The county could be getting new regulations on stormwater standards,
property maintenance, LED signage and commercial composting sites as all
four subjects met favorable review by the plan commission on Wednesday.
The board since November has been screening plans to amend the county’s
Unified Development Ordinance (UDO) and passing them to the county
commissioners who have final word over changes to the ordinance.
Suggestions made at the January meeting by county planners Sylvia Graham and
Herb Read regarding the stormwater amendments are now included in the latest
draft by plan commission staff and consultants DLZ Indiana.
Read along with Graham had requested the amendments include language stating
that a developer would not be allowed to drain water on to a neighboring
property without permission. The proposed measure would also call for the
developer to reduce runoff by 20 percent.
“It’s a special protection for residents in Porter County and we’ve had
instances where this was done,” said Read.

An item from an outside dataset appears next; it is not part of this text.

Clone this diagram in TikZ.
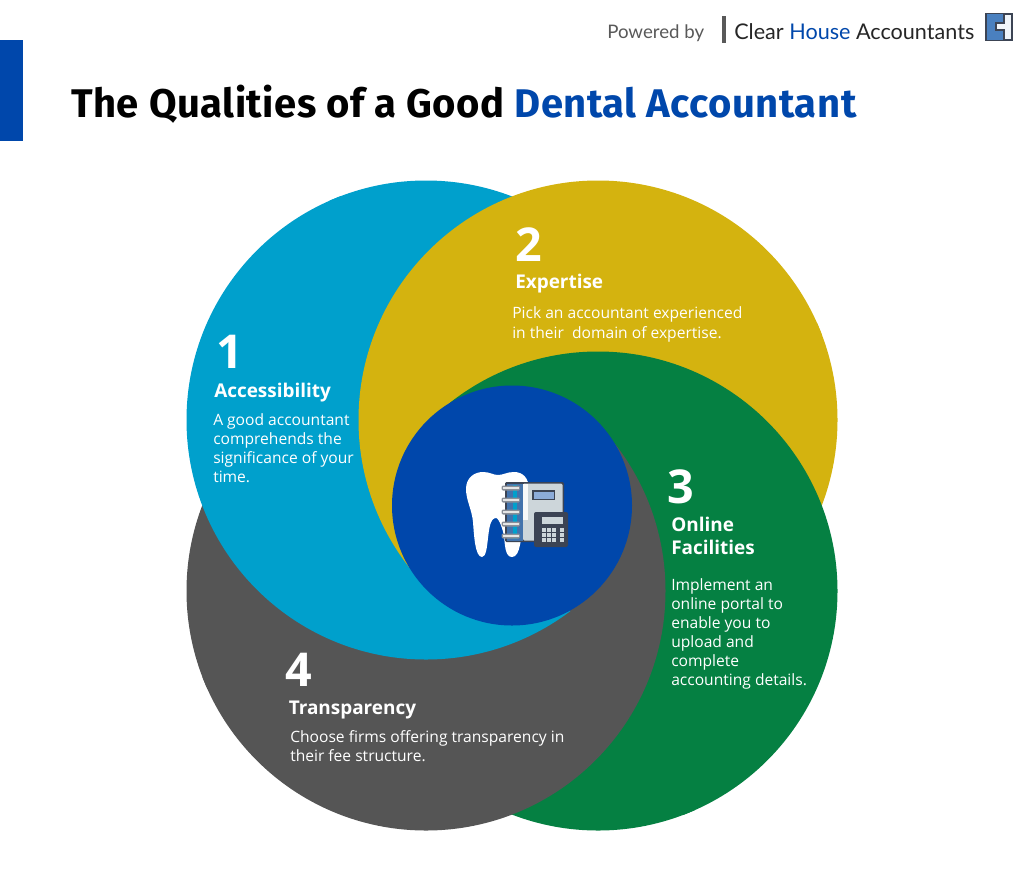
\documentclass[tikz,border=0pt]{standalone}
\usepackage{fontspec}
\setmainfont{Open Sans}
\newfontfamily\titlefont[LetterSpace=1.3]{Fira Sans}
\newfontfamily\logofont{Lato}
\usetikzlibrary{positioning}
\definecolor{royalblue}{RGB}{0,71,171}
\definecolor{petalcyan}{RGB}{0,160,204}
\definecolor{petalgold}{RGB}{212,179,15}
\definecolor{petalgreen}{RGB}{5,128,66}
\definecolor{petalgray}{RGB}{85,85,85}
\definecolor{logoblue}{RGB}{74,128,191}
\definecolor{inkdark}{RGB}{60,68,84}
\definecolor{pagegray}{RGB}{205,214,218}
\begin{document}
\begin{tikzpicture}[x=0.75pt, y=-0.75pt,
    numeral/.style={anchor=base west, inner sep=0pt, text=white, font=\fontsize{35}{35}\selectfont\bfseries},
    heading/.style={anchor=base west, inner sep=0pt, text=white, align=left, font=\fontsize{14.2}{17.2}\selectfont\bfseries},
    bodytext/.style={anchor=north west, inner sep=0pt, text=white, align=left, font=\fontsize{11.7}{14.25}\selectfont}]
    \useasboundingbox (0,0) rectangle (1024,868);

    % Overlapping circles, each wedge has its own stacking order
    \coordinate (hubpoint) at (512,505.5);
    \coordinate (cyancentre) at (426,420);
    \coordinate (goldcentre) at (598,420);
    \coordinate (greencentre) at (598,591);
    \coordinate (graycentre) at (426,591);
    \foreach \ang/\cola/\pta/\colb/\ptb/\colc/\ptc/\cold/\ptd in {
        60/petalgold/goldcentre/petalgreen/greencentre/petalgray/graycentre/petalcyan/cyancentre,
        150/petalgreen/greencentre/petalgray/graycentre/petalcyan/cyancentre/petalgold/goldcentre,
        240/petalgray/graycentre/petalcyan/cyancentre/petalgold/goldcentre/petalgreen/greencentre,
        -30/petalcyan/cyancentre/petalgold/goldcentre/petalgreen/greencentre/petalgray/graycentre}{
        \begin{scope}
            \clip (hubpoint) -- ([shift={(\ang-1:900)}]hubpoint) -- ([shift={(\ang+45:1300)}]hubpoint) -- ([shift={(\ang+91:900)}]hubpoint) -- cycle;
            \begin{scope}[transparency group]
                \fill[\cola] (\pta) circle (239.5);
                \fill[\colb] (\ptb) circle (239.5);
                \fill[\colc] (\ptc) circle (239.5);
                \fill[\cold] (\ptd) circle (239.5);
            \end{scope}
        \end{scope}
    }
    \node[circle, fill=royalblue, minimum size=180pt, inner sep=0pt] (hub) at (hubpoint) {};

    % Tooth
    \fill[white] (466,489) .. controls (466,478) and (474,472) .. (483,472)
        .. controls (490,472) and (493,475) .. (498,475)
        .. controls (503,475) and (507,472) .. (514,472)
        .. controls (523,472) and (529,478) .. (529,490)
        .. controls (529,500) and (525,510) .. (523,522)
        .. controls (521,535) and (521,557) .. (512,557)
        .. controls (505,557) and (505,545) .. (504,536)
        .. controls (503,530) and (499,518) .. (496,518)
        .. controls (490,518) and (489,530) .. (488,538)
        .. controls (487,547) and (486,557) .. (482,557)
        .. controls (475,557) and (474,535) .. (473,522)
        .. controls (472,510) and (466,500) .. (466,489) -- cycle;
    % Notebook
    \fill[rounded corners=1pt, inkdark] (505,482) rectangle (564,542);
    \fill[rounded corners=1pt, pagegray] (523,483.5) rectangle (562.5,540.5);
    \fill[white!85!pagegray] (523,483.5) rectangle (528,520);
    \fill[logoblue!90!black] (506.5,483.5) rectangle (523,540.5);
    \fill[petalcyan] (513,485) rectangle (517,539);
    \fill[inkdark] (532,490) rectangle (555,500);
    \fill[royalblue!45!white] (533.5,491.5) rectangle (553.5,498.5);
    \foreach \ringy in {488,500,512,524,536}{
        \fill[rounded corners=1pt, inkdark!60!white] (501.5,\ringy-2.5) rectangle (520,\ringy+2.5);
        \fill[white!90!black] (503,\ringy-1) rectangle (518.5,\ringy+1);
    }
    % Calculator
    \fill[rounded corners=1.5pt, inkdark] (534,512) rectangle (568,547);
    \fill[pagegray] (542,517) rectangle (563,523.5);
    \foreach \keyx in {542,547,552}{
        \foreach \keyy in {528,533,538}{
            \fill[pagegray] (\keyx,\keyy) rectangle ++(4,4);
        }
    }
    \foreach \keyy in {528,533,538}{
        \fill[pagegray] (560,\keyy) rectangle ++(4,4);
    }

    % Header
    \fill[royalblue] (0,40) rectangle (23,141);
    \node[anchor=base west, inner sep=0pt, font=\titlefont\fontsize{30}{30}\selectfont\bfseries] (title) at (71,117)
        {The Qualities of a Good \textcolor{royalblue}{Dental Accountant}};

    % Logo
    \node[anchor=base west, inner sep=0pt, text=black!65, font=\logofont\fontsize{14}{14}\selectfont] (powered) at (607,38) {Powered by};
    \fill[black!65] (722,16) rectangle (726,43);
    \node[anchor=base west, inner sep=0pt, text=black!85, font=\logofont\fontsize{16.2}{16.2}\selectfont] (brand) at (734,39)
        {Clear \textcolor{royalblue}{House} Accountants};
    \fill[logoblue, draw=inkdark, line width=1pt] (986,13.5) rectangle (1012.5,40.5);
    \fill[white!92!logoblue, draw=inkdark, line width=1pt] (1004,14) -- (1012,14) -- (1012,40) -- (1004,40) -- (1004,30) -- (996,30) -- (996,23) -- (1004,23) -- cycle;

    % Labels
    \node[numeral] (numberone) at (216,368) {1};
    \node[heading] (accessibility) at (214,397) {Accessibility};
    \node[bodytext] (accessibilitytext) at (213,413) {A good accountant\\comprehends the\\significance of your\\time.};

    \node[numeral] (numbertwo) at (515,261) {2};
    \node[heading] (expertise) at (515,288) {Expertise};
    \node[bodytext, font=\fontsize{11.7}{15}\selectfont] (expertisetext) at (512,306) {Pick an accountant experienced\\in their\ \ domain of expertise.};

    \node[numeral] (numberthree) at (667,503) {3};
    \node[heading] (online) at (671,554) {Online\\Facilities};
    \node[bodytext] (onlinetext) at (671,578) {Implement an\\online portal to\\enable you to\\upload and\\complete\\accounting details.};

    \node[numeral] (numberfour) at (285,686) {4};
    \node[heading] (transparency) at (288.5,714) {Transparency};
    \node[bodytext] (transparencytext) at (290,730) {Choose firms offering transparency in\\their fee structure.};
\end{tikzpicture}
\end{document}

More items brought into the amendments stemming from other suggestions made
by county planners include definitions of elevation and grading,
requirements for retention ponds and recognition of natural areas and
wetlands.
The amendments would pertain primarily to smaller developments and minor
subdivisions which before had to be heard by county Board of Zoning Appeals
to get a variance.
County planner and Surveyor Kevin Breitzke advocated the county watch out
for developers who could fill in bioswales or place blockage in drainage
ways. He also recommended the county update its topographical maps every
five to ten years to show evidence of where the landscape is changing.
“Every time we amend these, it’s a positive thing,” Breitzke said.
Board President and County Commissioner Nancy Adams thanked her peers for
the suggestions. “We’re always going to have drainage problems but we need
to take this first step,” she said.
The board also favored 7-0 a measure giving more leverage to the plan
commission in enforcing property maintenance in hazardous areas.
“It’s giving us a hammer to go out and enforce these (requirements),” said
Bob Thompson, executive director of the count plan commission.
Bob Thompson said phone calls have been made to his office asking to check
into neglected properties where things like “trees growing up through
gutters” are seen. He said he hopes to establish a code of enforcement but
in order to do so, the proper wording must be “without question” in the UDO.
County planner Richard Maxey said the measure should have “teeth” in the
form of hefty fines so that the county can remove hazards for the protection
of residents, especially children. He mentioned one property in Liberty
Township east of the elementary school with a dangerous building that could
be knocked over by a storm. He mentioned another property in the Town of
Chesterton where it took more than a year for someone to remove a problem
structure.
Board attorney Scott McClure said fines collected would go into the plan
commission’s budget which is separate from the county’s General Fund. He
said the goal ultimately would be to get more properties to comply with the
commission. Many of them already do, he said, but there are those
“one-percenters” who simply do not want to fix the issue regardless of any
penal action against them.
Thompson said any board member who sees a property they think is hazardous
should contact him.
Read said he had no hang-ups about the proposal as long as the staff employs
a common sense approach, determining what objects are junk and whether it’s
the fault of the property owner or trespassers dumping materials.
In a response to issues raised last year over the Duneland 28 commercial
composting site in Union Twp., Thompson said the county attorney asked the
plan commission to be proactive in setting its own regulation standards for
future commercial compost sites.
Compost sites are required to follow regulations set statewide by the
Indiana Department of Environmental Management (IDEM). The agency will still
control the facilities to a large degree but Thompson said it would be good
for the county to have its own rules to refer to. Guidelines will require
sites to include a management plan for controlling odors, setting hours of
operation and creating an organic product available for the public to use.
A set of amendments was passed 7-0.
Commercial compost facilities in the county are permitted only in
Industrial-zoned districts and would require a rezoning if developers wish
to locate elsewhere.
In a fourth measure, Thompson brought back an amendment for billboard
signage at the suggestion of the commissioners. The plan commission in
November favored the idea of allowing billboards with LED lights in an
industrial-zoned area as long as the firm agrees to remove four regular
billboards.
The amendment was brought back to include High-Intensity Commercial (CH)
districts and to increase the signs to a maximum of 400 square-feet on
divided highways like I-80/94. The UDO will ask that four panels are removed
rather than the billboard structure.
The commission voted 7-0 once again on the measure and it will now go before
the commissioners at a later date.
Thompson said there will be at least two more sets of amendments for
planners to review. One will address landscaping issues while the other will
have to do with inspections.
Adams said she believes much will be accomplished with the additions to the
UDO and they will make the document easier to navigate. The changes will
also help developments move more quickly through the planning process with
guidance from a development review committee, she said.